Friday, February 7, 2014

Audacious living... even in the pain

Through my journey thus far, I've re-discovered something about myself. Pain, grief, sadness... they immobilize me. Do they everyone? Or, is it just me. Dog-gone weak ego-strength resiliency.

Take the path of least resistance to avoid, prevent or control pain.

Even though I'm a movie fanatic, I avoid blockbuster movies where pain is the story line.  The Passion of Christ, Schindler's List, The Boy in the Striped Pajama - never seen them. War movies - not for me. The known pain keeps me away.  

When I was 25 and engaged after two months of dating and preparing to marry seven months later, we wisely invested in pre-marital counseling.  Our counselor took us through family of origin issues we should understand before we confirmed our decision to marry (ie, sent out the invites).  My number one issue was the divorce of my parents when I was 8.  At that moment, as the oldest child of parents only 17 years older than me, I became an adult.  All matters became serious to me. Everything became a matter of survival. The counselor looked at me with doe-wide eyes and said "wow, it's been difficult on you being this intense forever, hasn't it?" Um, well, yes it has.

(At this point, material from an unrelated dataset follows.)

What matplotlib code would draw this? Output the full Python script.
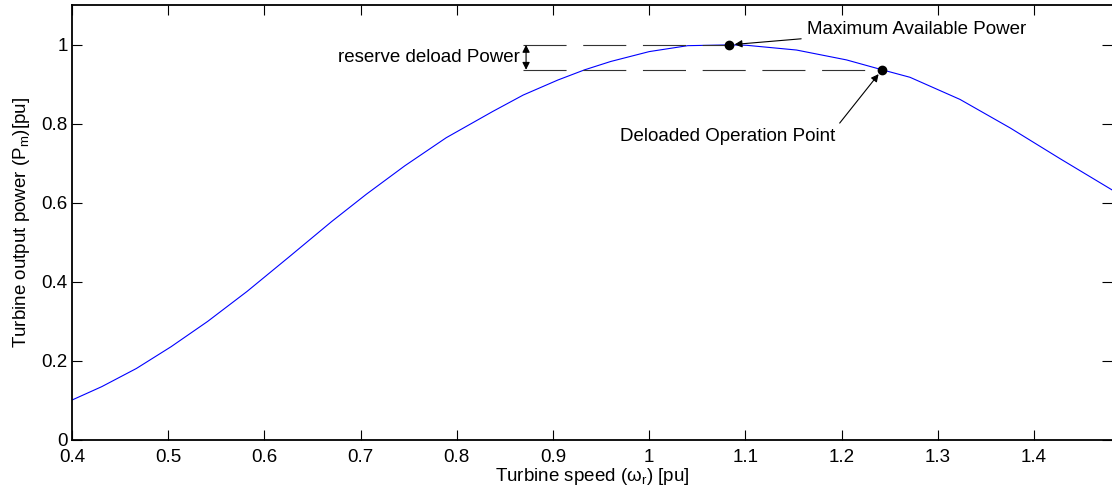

My life has been lived on the imagined edge of disaster since my childhood was turned upside down and inside out.  Life is wonderful. Until you realize it isn't when you see your father standing at the door with a suitcase. Unbearable, unimaginable pain. Now, all pain is to be avoided, prevented (perhaps I'm a bit of a control freak), or if those aren't possible, ignored.

Part of living audacious in 2014 is breaking through, breaking free of the chains holding me back from living life to the fullest.  So cliche', but so real. 

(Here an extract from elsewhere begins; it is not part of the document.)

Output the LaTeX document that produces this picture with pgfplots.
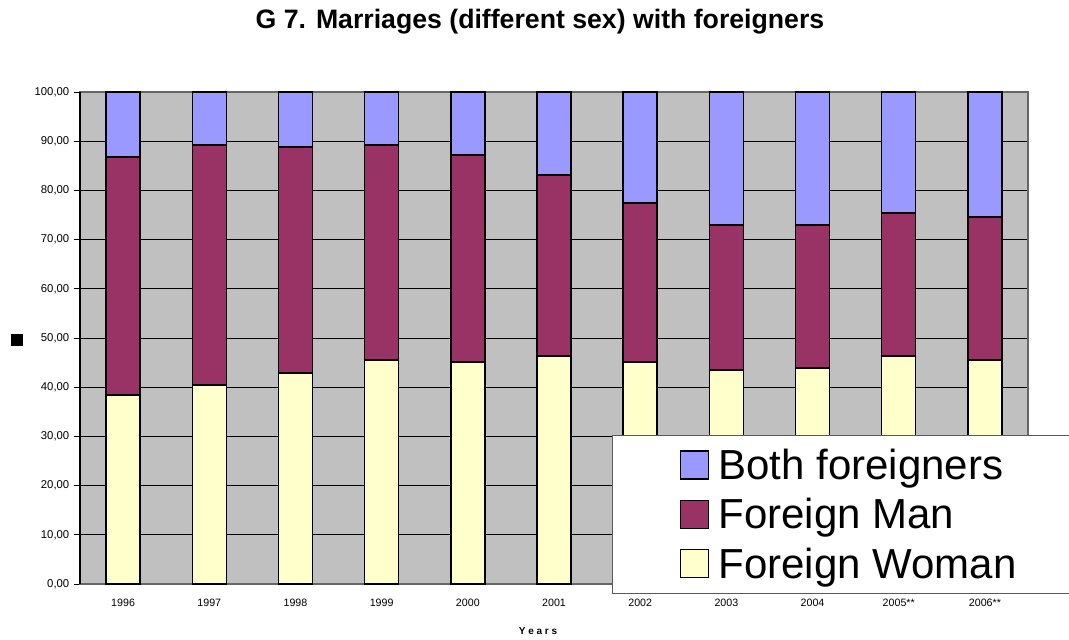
\documentclass[border=0pt]{standalone}
\usepackage{pgfplots}
\pgfplotsset{compat=1.18}
\usepackage{fontspec}
\setmainfont{Liberation Sans}
\definecolor{bgray}{HTML}{C0C0C0}
\definecolor{cboth}{HTML}{9999FF}
\definecolor{cman}{HTML}{993366}
\definecolor{cwoman}{HTML}{FFFFCC}
\begin{document}
\begin{tikzpicture}
\begin{axis}[
	scale only axis,
	width=711pt, height=369pt,
	ybar stacked,
	bar width=25.5pt,
	xmin=-0.5, xmax=10.5,
	ymin=0, ymax=100,
	xtick=data,
	xticklabels={1996,1997,1998,1999,2000,2001,2002,2003,2004,2005**,2006**},
	x tick label style={font=\fontsize{8}{9}\selectfont, yshift=-3pt},
	major x tick style={draw=none},
	ytick={0,10,...,100},
	ytick pos=left,
	y tick label style={font=\fontsize{8.5}{10}\selectfont},
	/pgf/number format/.cd, fixed, fixed zerofill, precision=2, use comma, assume math mode=true,
	/pgfplots/.cd,
	tick align=outside,
	major tick length=4.5pt,
	ytick style={black, line width=0.6pt},
	ymajorgrids,
	grid style={black, line width=0.6pt},
	axis background/.style={fill=bgray},
	axis line style={draw=gray!80!black, line width=0.8pt},
	every axis plot/.append style={draw=black, line width=1.1pt},
	reverse legend,
	legend style={at={(0.5612,0.3028)}, anchor=north west,
		font=\fontsize{31.5}{38}\selectfont, draw=gray!70!black, line width=0.8pt,
		fill=white, inner xsep=0pt, inner ysep=10.4pt, row sep=12.5pt,
		nodes={inner sep=0pt}, legend cell align=left},
	legend image code/.code={
		\path[draw=none, fill=none] (-51pt,0) -- (28.5pt,0);
		\draw[#1, line width=0.8pt] (0pt,-10pt) rectangle (21pt,11pt);},
]
\addplot[fill=cwoman] coordinates {(0,38.4) (1,40.4) (2,42.9) (3,45.5) (4,45.1) (5,46.3) (6,45.1) (7,43.5) (8,43.9) (9,46.3) (10,45.5)};
\addplot[fill=cman] coordinates {(0,48.4) (1,48.8) (2,45.9) (3,43.7) (4,42.1) (5,36.8) (6,32.3) (7,29.5) (8,29.1) (9,29.1) (10,29.1)};
\addplot[fill=cboth] coordinates {(0,13.2) (1,10.8) (2,11.2) (3,10.8) (4,12.8) (5,16.9) (6,22.6) (7,27.0) (8,27.0) (9,24.6) (10,25.4)};
\legend{\makebox[330pt][l]{Foreign Woman},\makebox[330pt][l]{Foreign Man},\makebox[330pt][l]{Both foreigners}}
\end{axis}
\draw[black, line width=0.8pt] (0,0) -- (0,369pt);
\node[font=\bfseries\fontsize{20}{24}\selectfont] at (345pt,421.5pt) {G 7. Marriages (different sex) with foreigners};
\node[font=\bfseries\fontsize{7.5}{9}\selectfont] at (343.5pt,-35.25pt) {Y e a r s};
\fill[black] (-51.75pt,178.5pt) rectangle (-42.75pt,187.5pt);
\pgfresetboundingbox
\path[use as bounding box] (-60pt,-41.25pt) rectangle (741.75pt,438pt);
\end{tikzpicture}
\end{document}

One of my biggest regrets in life surrounds how I handled the death of my stepfather. Suffice to say I should have been there. Audacious living is about not having regrets caused by deep-seeded pain that holds me back.


Today is a scheduled client day, but instead I will be where the pain is. At a funeral home, for a boy whose impulsive actions changed the lives of four families, and broke his Momma's heart. I don't want to. Who would? On the other hand, I don't want any regret in my future. 

Audacious living says walk through the pain.